SHORT EXERCISE: Gather every line of the entries that includes the word "this".

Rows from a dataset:

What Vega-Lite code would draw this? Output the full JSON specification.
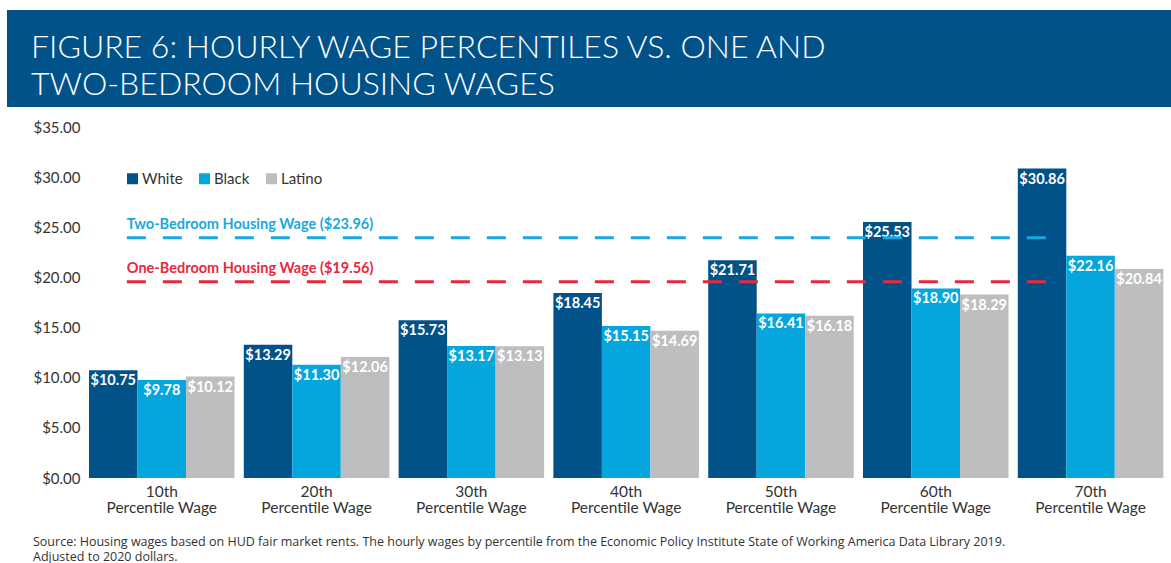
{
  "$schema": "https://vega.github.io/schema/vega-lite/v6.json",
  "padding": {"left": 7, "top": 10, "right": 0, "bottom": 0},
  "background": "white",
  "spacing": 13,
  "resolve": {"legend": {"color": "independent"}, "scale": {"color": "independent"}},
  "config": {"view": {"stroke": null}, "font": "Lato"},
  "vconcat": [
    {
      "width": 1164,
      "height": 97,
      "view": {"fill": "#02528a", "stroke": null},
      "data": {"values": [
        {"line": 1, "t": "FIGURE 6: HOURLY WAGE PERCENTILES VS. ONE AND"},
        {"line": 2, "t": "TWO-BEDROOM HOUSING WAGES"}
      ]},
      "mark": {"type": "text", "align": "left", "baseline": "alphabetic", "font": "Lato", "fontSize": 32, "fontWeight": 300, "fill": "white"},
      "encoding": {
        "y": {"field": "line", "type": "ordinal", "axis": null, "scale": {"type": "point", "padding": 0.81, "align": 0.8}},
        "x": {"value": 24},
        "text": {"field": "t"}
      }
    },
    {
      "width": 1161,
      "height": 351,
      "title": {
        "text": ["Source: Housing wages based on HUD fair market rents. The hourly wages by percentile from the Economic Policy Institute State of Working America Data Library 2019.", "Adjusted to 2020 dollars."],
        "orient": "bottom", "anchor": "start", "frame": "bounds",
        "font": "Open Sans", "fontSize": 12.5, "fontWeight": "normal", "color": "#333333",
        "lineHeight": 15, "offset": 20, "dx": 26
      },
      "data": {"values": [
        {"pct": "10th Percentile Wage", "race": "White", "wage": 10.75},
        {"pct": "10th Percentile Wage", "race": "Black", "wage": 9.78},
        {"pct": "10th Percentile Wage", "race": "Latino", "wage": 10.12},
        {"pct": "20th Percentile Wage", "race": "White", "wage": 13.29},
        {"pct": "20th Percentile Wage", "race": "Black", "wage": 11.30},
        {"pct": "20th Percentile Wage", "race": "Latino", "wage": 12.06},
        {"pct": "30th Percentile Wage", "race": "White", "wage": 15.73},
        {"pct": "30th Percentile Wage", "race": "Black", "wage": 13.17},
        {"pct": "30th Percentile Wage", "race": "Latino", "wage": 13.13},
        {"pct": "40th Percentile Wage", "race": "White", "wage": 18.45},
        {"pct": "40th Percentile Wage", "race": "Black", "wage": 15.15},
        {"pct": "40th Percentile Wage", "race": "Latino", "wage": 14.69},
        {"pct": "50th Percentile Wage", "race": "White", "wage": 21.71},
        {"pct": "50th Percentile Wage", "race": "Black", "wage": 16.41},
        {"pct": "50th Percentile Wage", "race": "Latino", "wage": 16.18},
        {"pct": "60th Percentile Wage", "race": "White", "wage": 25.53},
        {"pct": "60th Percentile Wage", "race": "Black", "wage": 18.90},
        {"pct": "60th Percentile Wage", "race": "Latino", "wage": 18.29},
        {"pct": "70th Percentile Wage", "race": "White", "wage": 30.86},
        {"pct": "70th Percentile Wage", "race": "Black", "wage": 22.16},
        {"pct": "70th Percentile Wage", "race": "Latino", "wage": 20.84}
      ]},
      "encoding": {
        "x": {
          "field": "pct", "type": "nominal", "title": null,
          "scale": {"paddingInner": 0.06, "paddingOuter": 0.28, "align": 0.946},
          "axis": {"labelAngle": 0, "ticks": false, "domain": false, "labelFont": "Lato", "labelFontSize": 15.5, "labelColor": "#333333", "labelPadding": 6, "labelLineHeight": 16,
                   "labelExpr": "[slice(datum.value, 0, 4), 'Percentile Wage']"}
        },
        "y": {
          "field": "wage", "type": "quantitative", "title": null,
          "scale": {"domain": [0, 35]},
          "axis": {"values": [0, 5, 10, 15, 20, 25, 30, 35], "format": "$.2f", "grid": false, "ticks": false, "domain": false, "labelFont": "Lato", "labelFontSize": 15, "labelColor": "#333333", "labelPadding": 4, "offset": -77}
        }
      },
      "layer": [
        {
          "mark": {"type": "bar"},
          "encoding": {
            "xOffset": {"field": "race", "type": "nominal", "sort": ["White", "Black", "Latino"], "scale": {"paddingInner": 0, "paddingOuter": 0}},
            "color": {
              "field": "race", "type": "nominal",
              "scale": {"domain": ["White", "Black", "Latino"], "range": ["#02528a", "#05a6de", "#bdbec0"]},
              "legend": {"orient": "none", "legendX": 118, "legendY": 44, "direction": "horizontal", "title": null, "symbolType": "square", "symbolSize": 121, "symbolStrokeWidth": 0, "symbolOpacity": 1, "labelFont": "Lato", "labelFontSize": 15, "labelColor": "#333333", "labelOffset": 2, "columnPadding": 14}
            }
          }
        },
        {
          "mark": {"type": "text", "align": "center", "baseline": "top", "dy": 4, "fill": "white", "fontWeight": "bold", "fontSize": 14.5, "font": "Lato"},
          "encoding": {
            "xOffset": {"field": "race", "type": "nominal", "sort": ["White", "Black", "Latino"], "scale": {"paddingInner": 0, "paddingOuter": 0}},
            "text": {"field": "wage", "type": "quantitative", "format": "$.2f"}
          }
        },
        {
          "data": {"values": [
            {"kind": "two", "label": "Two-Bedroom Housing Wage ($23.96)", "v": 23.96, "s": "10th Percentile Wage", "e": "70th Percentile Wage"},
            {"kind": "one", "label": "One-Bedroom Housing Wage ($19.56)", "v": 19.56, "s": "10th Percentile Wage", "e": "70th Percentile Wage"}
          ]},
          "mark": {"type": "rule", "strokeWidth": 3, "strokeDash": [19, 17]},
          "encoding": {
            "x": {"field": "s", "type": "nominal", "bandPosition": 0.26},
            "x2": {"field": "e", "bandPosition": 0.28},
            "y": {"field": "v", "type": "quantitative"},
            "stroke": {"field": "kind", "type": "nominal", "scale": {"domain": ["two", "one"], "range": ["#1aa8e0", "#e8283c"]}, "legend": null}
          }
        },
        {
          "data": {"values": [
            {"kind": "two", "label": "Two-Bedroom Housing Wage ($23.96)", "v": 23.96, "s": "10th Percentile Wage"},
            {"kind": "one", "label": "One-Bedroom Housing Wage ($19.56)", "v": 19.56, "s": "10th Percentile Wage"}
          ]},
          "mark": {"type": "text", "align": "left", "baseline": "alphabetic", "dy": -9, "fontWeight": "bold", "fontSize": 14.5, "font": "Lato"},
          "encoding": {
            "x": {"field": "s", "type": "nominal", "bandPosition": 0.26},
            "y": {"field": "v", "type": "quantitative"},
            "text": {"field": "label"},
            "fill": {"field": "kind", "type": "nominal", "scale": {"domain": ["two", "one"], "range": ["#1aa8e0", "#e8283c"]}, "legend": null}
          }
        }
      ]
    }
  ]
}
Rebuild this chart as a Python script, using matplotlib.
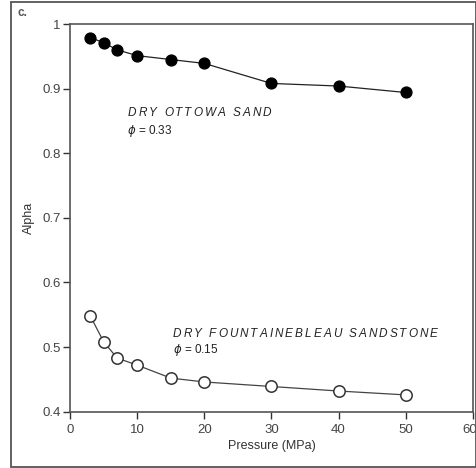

EXERCISE SOLUTION:
What Vega-Lite code would draw this? Output the full JSON specification.
Rebuild this chart as a Python script, using matplotlib.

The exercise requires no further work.